### Problem requirements
Write out the listing below exactly, and omit any images you find in it.

:: Data block

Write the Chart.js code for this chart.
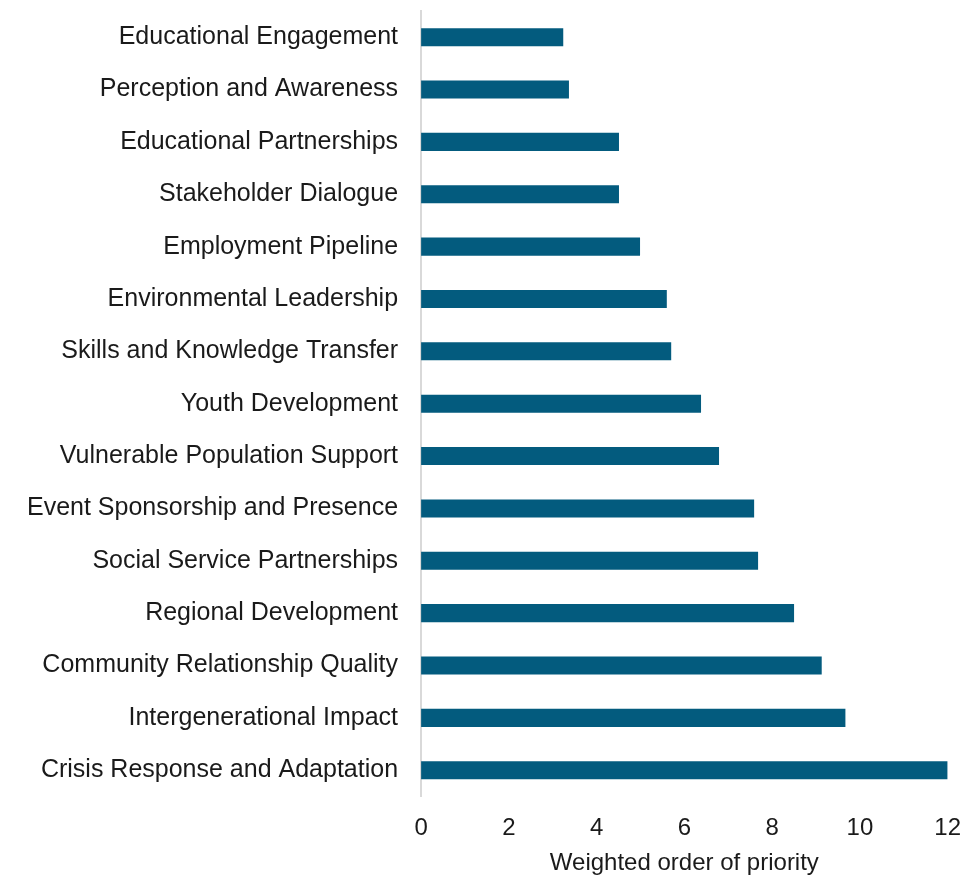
<!DOCTYPE html>
<html>
<head>
<meta charset="utf-8">
<script src="https://cdn.jsdelivr.net/npm/chart.js@4/dist/chart.umd.min.js"></script>
<style>
  html, body { margin: 0; padding: 0; background: #fff; }
  #wrap { width: 966px; height: 885px; overflow: hidden; position: relative; }
  #inner { position: absolute; left: 0; top: -19px; width: 971px; height: 903px; }
</style>
</head>
<body>
<div id="wrap"><div id="inner"><canvas id="priorityChart"></canvas></div></div>
<script>
// --- data ---
const categories = [
    'Educational Engagement',
    'Perception and Awareness',
    'Educational Partnerships',
    'Stakeholder Dialogue',
    'Employment Pipeline',
    'Environmental Leadership',
    'Skills and Knowledge Transfer',
    'Youth Development',
    'Vulnerable Population Support',
    'Event Sponsorship and Presence',
    'Social Service Partnerships',
    'Regional Development',
    'Community Relationship Quality',
    'Intergenerational Impact',
    'Crisis Response and Adaptation'
];
const priorityScores = [3.24, 3.37, 4.51, 4.51, 4.99, 5.6, 5.7, 6.38, 6.79, 7.59, 7.68, 8.5, 9.13, 9.67, 12.0];
const axisTitle = 'Weighted order of priority';

const fontFamily = "'Liberation Sans', Arial, sans-serif";

// --- chart ---
const ctx = document.getElementById('priorityChart').getContext('2d');
new Chart(ctx, {
    type: 'bar',
    data: {
        labels: categories,
        datasets: [
            { label: axisTitle, data: priorityScores, backgroundColor: '#035b7e', barPercentage: 0.69, categoryPercentage: 0.5 }
        ]
    },
    options: {
        indexAxis: 'y',
        responsive: true,
        maintainAspectRatio: false,
        animation: false,
        layout: { padding: { top: 0, right: 0, bottom: 6, left: 12 } },
        plugins: { legend: { display: false }, tooltip: { enabled: false } },
        scales: {
            x: {
                min: 0, max: 12,
                ticks: { stepSize: 2, color: '#1a1a1a', font: { family: fontFamily, size: 24 }, padding: 10 },
                grid: { display: false },
                border: { display: false },
                title: { display: true, text: axisTitle, color: '#1a1a1a', font: { family: fontFamily, size: 24 }, padding: { top: -4, bottom: 0 } }
            },
            y: {
                ticks: { color: '#1a1a1a', font: { family: fontFamily, size: 25 }, padding: 15 },
                grid: { display: false },
                border: { display: true, color: '#d9d9d9', width: 2 }
            }
        }
    }
});
</script>
</body>
</html>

::::

### Exercise answer
Write the Chart.js code for this chart.
<!DOCTYPE html>
<html>
<head>
<meta charset="utf-8">
<script src="https://cdn.jsdelivr.net/npm/chart.js@4/dist/chart.umd.min.js"></script>
<style>
  html, body { margin: 0; padding: 0; background: #fff; }
  #wrap { width: 966px; height: 885px; overflow: hidden; position: relative; }
  #inner { position: absolute; left: 0; top: -19px; width: 971px; height: 903px; }
</style>
</head>
<body>
<div id="wrap"><div id="inner"><canvas id="priorityChart"></canvas></div></div>
<script>
// --- data ---
const categories = [
    'Educational Engagement',
    'Perception and Awareness',
    'Educational Partnerships',
    'Stakeholder Dialogue',
    'Employment Pipeline',
    'Environmental Leadership',
    'Skills and Knowledge Transfer',
    'Youth Development',
    'Vulnerable Population Support',
    'Event Sponsorship and Presence',
    'Social Service Partnerships',
    'Regional Development',
    'Community Relationship Quality',
    'Intergenerational Impact',
    'Crisis Response and Adaptation'
];
const priorityScores = [3.24, 3.37, 4.51, 4.51, 4.99, 5.6, 5.7, 6.38, 6.79, 7.59, 7.68, 8.5, 9.13, 9.67, 12.0];
const axisTitle = 'Weighted order of priority';

const fontFamily = "'Liberation Sans', Arial, sans-serif";

// --- chart ---
const ctx = document.getElementById('priorityChart').getContext('2d');
new Chart(ctx, {
    type: 'bar',
    data: {
        labels: categories,
        datasets: [
            { label: axisTitle, data: priorityScores, backgroundColor: '#035b7e', barPercentage: 0.69, categoryPercentage: 0.5 }
        ]
    },
    options: {
        indexAxis: 'y',
        responsive: true,
        maintainAspectRatio: false,
        animation: false,
        layout: { padding: { top: 0, right: 0, bottom: 6, left: 12 } },
        plugins: { legend: { display: false }, tooltip: { enabled: false } },
        scales: {
            x: {
                min: 0, max: 12,
                ticks: { stepSize: 2, color: '#1a1a1a', font: { family: fontFamily, size: 24 }, padding: 10 },
                grid: { display: false },
                border: { display: false },
                title: { display: true, text: axisTitle, color: '#1a1a1a', font: { family: fontFamily, size: 24 }, padding: { top: -4, bottom: 0 } }
            },
            y: {
                ticks: { color: '#1a1a1a', font: { family: fontFamily, size: 25 }, padding: 15 },
                grid: { display: false },
                border: { display: true, color: '#d9d9d9', width: 2 }
            }
        }
    }
});
</script>
</body>
</html>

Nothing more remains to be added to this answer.